(Data)
= = = = =

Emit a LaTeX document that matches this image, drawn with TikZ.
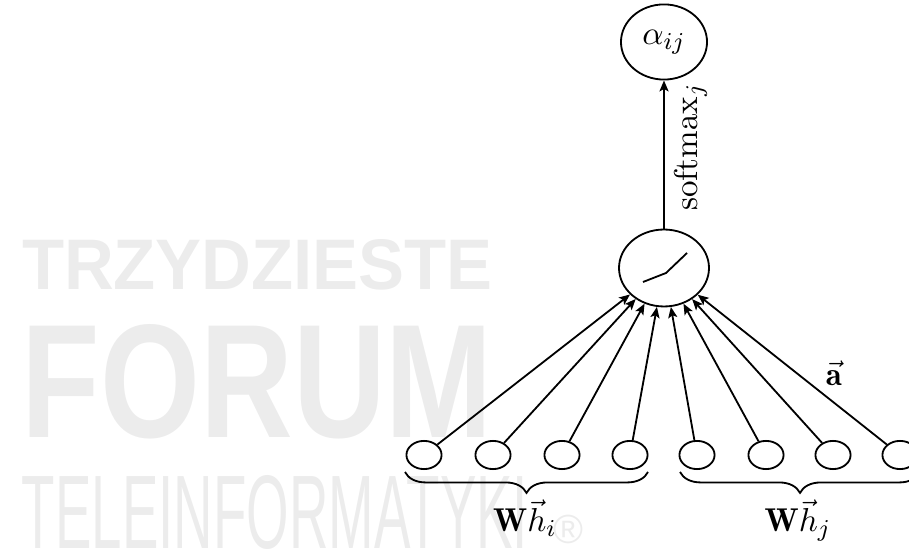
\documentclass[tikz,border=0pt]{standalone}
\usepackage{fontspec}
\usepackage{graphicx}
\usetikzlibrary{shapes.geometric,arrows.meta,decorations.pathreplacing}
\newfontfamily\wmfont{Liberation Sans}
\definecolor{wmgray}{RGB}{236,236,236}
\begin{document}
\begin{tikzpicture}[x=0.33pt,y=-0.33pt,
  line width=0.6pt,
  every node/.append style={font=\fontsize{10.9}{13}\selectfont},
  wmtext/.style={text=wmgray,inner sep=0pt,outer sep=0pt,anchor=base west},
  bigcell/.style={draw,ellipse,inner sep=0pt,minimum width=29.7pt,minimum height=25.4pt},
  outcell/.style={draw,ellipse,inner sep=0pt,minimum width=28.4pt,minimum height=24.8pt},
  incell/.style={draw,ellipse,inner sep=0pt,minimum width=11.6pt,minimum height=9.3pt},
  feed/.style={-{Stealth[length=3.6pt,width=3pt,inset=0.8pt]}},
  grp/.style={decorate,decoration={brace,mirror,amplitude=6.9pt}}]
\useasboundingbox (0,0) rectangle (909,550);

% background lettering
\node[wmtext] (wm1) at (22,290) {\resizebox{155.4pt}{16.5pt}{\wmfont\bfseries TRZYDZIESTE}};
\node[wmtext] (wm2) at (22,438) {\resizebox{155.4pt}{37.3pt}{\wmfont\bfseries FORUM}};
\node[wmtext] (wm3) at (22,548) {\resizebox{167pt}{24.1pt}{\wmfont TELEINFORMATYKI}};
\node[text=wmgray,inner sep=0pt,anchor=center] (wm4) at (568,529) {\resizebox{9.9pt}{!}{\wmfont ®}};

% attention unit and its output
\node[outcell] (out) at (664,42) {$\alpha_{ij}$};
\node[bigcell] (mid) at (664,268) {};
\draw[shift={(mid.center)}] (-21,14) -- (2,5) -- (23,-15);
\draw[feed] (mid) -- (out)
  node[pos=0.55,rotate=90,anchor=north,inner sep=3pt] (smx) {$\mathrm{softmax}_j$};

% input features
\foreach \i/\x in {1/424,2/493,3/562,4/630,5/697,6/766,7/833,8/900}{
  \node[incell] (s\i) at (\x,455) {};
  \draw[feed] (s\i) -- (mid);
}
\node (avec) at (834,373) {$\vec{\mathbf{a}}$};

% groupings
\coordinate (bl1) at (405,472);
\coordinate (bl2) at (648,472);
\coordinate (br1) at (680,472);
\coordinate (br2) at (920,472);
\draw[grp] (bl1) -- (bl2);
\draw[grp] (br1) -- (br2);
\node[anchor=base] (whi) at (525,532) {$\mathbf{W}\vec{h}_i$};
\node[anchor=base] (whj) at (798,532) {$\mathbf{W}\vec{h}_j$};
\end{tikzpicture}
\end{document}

= = = = =

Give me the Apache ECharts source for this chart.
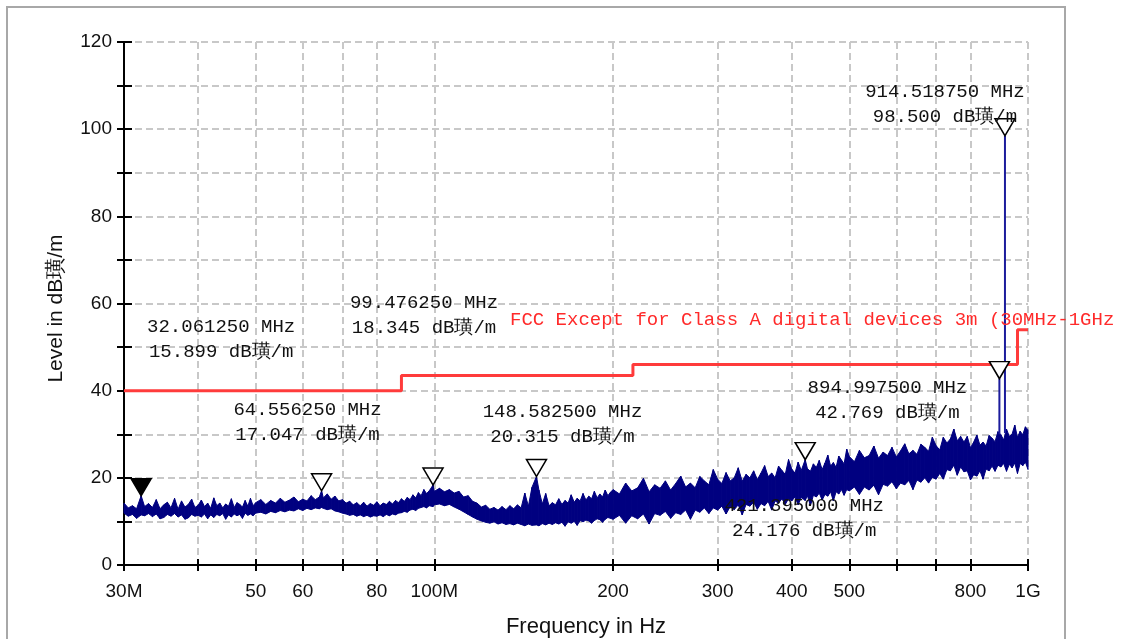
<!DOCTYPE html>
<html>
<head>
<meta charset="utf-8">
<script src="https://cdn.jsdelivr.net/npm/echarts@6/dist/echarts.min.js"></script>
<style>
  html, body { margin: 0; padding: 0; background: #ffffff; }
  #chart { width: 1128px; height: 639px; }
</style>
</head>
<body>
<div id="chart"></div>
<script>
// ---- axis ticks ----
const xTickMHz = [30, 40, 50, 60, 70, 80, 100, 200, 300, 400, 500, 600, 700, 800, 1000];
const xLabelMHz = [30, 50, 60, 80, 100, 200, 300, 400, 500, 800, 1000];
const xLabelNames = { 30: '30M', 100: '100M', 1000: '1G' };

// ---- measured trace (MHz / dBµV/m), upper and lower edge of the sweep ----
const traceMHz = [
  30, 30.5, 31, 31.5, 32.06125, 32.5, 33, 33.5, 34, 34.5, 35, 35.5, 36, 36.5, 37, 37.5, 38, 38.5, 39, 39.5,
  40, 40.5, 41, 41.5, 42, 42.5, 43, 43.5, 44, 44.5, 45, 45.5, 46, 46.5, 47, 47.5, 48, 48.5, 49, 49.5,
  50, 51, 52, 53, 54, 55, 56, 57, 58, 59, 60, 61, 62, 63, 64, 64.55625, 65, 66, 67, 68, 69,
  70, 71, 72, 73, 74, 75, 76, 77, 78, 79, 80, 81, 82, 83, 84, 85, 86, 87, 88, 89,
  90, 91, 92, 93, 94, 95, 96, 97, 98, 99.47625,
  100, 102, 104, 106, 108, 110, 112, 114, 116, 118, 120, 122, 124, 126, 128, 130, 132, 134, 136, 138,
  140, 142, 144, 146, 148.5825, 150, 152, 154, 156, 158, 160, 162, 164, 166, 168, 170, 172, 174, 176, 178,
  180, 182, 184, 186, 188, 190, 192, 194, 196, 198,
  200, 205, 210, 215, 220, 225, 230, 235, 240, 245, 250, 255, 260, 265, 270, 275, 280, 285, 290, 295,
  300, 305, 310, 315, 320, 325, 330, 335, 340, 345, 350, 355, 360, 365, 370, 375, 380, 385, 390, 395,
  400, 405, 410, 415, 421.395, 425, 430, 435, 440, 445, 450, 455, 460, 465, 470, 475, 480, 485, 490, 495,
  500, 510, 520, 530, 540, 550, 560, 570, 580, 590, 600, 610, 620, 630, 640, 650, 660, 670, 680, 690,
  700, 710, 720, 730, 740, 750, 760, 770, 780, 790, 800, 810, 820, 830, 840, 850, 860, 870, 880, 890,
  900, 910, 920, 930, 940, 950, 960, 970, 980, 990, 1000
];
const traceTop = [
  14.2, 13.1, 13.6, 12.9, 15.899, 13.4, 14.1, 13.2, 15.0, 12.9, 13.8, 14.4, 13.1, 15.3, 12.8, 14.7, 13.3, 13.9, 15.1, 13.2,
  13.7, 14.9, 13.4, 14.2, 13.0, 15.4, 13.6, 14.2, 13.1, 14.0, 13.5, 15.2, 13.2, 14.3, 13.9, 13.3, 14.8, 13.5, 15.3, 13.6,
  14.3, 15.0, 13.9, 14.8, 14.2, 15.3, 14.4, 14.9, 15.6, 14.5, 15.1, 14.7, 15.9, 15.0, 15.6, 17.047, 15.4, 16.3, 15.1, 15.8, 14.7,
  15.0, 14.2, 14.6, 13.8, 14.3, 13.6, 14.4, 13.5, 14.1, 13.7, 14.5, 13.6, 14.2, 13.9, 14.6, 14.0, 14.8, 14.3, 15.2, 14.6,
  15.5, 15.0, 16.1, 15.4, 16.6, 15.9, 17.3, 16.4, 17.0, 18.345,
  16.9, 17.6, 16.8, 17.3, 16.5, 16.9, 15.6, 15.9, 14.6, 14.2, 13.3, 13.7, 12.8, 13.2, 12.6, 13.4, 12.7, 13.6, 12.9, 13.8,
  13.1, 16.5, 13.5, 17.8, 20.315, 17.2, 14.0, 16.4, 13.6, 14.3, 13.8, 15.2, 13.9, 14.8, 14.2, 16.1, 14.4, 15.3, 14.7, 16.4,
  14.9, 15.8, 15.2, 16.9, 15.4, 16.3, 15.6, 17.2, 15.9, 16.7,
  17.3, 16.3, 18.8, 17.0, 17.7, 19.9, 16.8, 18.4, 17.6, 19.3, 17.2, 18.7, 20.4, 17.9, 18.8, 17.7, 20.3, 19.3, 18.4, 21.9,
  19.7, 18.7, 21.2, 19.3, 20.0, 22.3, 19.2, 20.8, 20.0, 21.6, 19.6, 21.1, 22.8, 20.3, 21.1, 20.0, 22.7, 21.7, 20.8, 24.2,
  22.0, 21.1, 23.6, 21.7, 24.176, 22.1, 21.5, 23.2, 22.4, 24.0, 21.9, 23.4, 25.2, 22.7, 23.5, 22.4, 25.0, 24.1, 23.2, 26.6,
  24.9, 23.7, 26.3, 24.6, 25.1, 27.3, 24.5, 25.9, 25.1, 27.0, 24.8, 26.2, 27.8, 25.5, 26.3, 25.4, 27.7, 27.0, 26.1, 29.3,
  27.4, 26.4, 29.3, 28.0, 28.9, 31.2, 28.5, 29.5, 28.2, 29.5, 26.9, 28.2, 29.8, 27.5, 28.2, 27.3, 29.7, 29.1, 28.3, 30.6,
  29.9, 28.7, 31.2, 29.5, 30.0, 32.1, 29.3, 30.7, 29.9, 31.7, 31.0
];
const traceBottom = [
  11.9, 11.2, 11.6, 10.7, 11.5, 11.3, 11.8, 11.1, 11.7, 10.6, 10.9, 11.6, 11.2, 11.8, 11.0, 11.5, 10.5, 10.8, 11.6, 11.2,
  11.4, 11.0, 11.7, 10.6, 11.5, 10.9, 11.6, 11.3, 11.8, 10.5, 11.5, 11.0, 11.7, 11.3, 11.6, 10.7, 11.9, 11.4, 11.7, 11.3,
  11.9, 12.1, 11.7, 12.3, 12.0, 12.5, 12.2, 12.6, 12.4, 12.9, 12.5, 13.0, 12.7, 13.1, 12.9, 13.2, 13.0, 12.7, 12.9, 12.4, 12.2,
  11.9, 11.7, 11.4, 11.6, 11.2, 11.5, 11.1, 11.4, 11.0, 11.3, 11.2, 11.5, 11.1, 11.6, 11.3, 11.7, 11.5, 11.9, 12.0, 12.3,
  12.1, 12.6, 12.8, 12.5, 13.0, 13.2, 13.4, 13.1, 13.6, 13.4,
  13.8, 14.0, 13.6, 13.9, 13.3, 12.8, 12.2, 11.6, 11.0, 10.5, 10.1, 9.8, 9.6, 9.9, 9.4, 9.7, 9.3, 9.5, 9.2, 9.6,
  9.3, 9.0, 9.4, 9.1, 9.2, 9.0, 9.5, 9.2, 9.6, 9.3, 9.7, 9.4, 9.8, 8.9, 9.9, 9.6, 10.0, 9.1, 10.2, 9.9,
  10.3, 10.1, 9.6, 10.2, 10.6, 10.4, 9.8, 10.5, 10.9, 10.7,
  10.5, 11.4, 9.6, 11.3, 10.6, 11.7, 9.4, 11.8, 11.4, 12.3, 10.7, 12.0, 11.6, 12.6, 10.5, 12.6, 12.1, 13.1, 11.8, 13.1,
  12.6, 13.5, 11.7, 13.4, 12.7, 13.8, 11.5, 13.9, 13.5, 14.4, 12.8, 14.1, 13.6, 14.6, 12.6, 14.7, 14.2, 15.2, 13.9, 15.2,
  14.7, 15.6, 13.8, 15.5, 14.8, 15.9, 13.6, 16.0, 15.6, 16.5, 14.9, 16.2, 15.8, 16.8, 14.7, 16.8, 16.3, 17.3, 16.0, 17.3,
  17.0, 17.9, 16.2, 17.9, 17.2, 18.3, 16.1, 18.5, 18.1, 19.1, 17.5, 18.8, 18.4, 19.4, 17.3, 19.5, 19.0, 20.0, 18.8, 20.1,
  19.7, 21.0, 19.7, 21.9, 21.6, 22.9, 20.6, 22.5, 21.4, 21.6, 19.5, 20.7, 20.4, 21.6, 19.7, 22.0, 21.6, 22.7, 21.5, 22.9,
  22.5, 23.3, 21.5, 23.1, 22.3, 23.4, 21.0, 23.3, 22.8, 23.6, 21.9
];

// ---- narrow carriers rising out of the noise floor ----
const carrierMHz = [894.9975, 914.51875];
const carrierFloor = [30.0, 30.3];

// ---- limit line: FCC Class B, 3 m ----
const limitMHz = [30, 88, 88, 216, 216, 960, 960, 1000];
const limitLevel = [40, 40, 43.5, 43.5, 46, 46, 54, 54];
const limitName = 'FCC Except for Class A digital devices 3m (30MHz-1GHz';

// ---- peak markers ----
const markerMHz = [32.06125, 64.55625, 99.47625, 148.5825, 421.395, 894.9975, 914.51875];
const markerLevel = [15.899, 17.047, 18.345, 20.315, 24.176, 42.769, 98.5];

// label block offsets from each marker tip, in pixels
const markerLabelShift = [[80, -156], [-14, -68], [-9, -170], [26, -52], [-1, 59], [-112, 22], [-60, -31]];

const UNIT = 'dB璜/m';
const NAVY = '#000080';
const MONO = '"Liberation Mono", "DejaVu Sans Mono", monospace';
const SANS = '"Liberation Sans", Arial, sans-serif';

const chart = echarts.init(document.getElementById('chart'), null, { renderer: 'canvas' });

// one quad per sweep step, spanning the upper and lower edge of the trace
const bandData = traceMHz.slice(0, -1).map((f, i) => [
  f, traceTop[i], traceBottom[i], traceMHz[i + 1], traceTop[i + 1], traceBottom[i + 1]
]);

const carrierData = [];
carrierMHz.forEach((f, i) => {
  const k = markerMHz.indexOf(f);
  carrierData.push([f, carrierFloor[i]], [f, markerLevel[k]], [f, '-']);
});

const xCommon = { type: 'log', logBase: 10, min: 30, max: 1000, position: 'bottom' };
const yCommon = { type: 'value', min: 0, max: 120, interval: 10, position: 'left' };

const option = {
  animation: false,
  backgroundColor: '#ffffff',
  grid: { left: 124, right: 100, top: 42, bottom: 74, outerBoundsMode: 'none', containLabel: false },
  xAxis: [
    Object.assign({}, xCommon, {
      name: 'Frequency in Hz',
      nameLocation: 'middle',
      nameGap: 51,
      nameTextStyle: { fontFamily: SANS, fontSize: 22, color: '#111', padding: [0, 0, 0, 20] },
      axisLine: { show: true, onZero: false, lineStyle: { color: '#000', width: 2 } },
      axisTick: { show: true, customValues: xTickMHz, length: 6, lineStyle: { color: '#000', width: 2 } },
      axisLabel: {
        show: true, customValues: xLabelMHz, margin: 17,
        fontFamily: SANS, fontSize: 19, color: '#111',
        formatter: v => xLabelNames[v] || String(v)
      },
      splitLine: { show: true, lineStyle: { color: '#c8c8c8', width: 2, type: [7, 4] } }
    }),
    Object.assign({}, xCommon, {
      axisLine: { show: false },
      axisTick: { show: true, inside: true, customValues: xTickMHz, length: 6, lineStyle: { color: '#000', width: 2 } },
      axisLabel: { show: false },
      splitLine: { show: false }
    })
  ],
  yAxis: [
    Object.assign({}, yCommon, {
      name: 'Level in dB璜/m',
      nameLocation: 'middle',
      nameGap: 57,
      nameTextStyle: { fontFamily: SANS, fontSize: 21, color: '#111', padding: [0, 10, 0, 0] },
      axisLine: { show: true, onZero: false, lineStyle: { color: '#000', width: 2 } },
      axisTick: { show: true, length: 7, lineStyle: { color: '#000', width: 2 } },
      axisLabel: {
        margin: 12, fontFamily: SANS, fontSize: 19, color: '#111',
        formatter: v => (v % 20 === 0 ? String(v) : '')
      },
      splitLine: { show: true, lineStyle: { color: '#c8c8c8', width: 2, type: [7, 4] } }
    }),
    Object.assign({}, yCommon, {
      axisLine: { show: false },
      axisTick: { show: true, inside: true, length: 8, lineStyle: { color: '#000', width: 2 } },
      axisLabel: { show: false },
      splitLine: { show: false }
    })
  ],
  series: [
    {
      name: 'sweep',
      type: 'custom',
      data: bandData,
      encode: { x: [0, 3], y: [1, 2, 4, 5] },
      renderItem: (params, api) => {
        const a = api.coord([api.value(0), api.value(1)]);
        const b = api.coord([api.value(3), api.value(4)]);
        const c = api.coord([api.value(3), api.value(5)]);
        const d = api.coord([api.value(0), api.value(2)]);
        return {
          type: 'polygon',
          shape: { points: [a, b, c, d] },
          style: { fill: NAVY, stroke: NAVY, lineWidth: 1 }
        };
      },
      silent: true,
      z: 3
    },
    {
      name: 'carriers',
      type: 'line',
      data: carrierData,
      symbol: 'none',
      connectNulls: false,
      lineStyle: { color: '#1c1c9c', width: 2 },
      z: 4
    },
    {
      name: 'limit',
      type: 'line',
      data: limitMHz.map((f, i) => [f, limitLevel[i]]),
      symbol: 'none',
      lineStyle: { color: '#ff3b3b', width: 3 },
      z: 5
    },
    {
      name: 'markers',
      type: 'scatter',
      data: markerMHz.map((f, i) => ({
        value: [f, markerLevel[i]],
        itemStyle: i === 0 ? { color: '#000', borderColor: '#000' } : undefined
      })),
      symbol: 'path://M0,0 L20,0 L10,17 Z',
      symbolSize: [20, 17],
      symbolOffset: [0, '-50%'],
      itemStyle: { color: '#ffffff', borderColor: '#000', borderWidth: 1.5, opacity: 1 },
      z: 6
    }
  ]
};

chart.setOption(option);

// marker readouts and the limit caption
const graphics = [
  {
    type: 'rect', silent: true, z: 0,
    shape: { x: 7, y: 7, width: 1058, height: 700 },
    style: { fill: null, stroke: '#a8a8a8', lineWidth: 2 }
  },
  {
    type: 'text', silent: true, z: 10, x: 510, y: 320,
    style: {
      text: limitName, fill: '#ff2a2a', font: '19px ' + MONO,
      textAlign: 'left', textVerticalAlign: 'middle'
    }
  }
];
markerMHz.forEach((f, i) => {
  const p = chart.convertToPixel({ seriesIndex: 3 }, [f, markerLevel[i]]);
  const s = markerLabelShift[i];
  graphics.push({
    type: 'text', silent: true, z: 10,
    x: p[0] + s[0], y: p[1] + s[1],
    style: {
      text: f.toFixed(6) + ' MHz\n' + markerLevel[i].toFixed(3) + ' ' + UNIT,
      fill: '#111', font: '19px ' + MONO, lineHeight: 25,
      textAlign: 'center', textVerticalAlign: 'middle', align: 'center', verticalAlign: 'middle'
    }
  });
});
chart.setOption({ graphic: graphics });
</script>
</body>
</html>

= = = = =

(What the task asks) Using the data above, which lines fall from the one with "Give me the" through the one with "100: '100M', 1000: '1G'"? Repeat them exactly, ends included, minus any pictures.

(Reply to the task)
Give me the Apache ECharts source for this chart.
<!DOCTYPE html>
<html>
<head>
<meta charset="utf-8">
<script src="https://cdn.jsdelivr.net/npm/echarts@6/dist/echarts.min.js"></script>
<style>
  html, body { margin: 0; padding: 0; background: #ffffff; }
  #chart { width: 1128px; height: 639px; }
</style>
</head>
<body>
<div id="chart"></div>
<script>
// ---- axis ticks ----
const xTickMHz = [30, 40, 50, 60, 70, 80, 100, 200, 300, 400, 500, 600, 700, 800, 1000];
const xLabelMHz = [30, 50, 60, 80, 100, 200, 300, 400, 500, 800, 1000];
const xLabelNames = { 30: '30M', 100: '100M', 1000: '1G' };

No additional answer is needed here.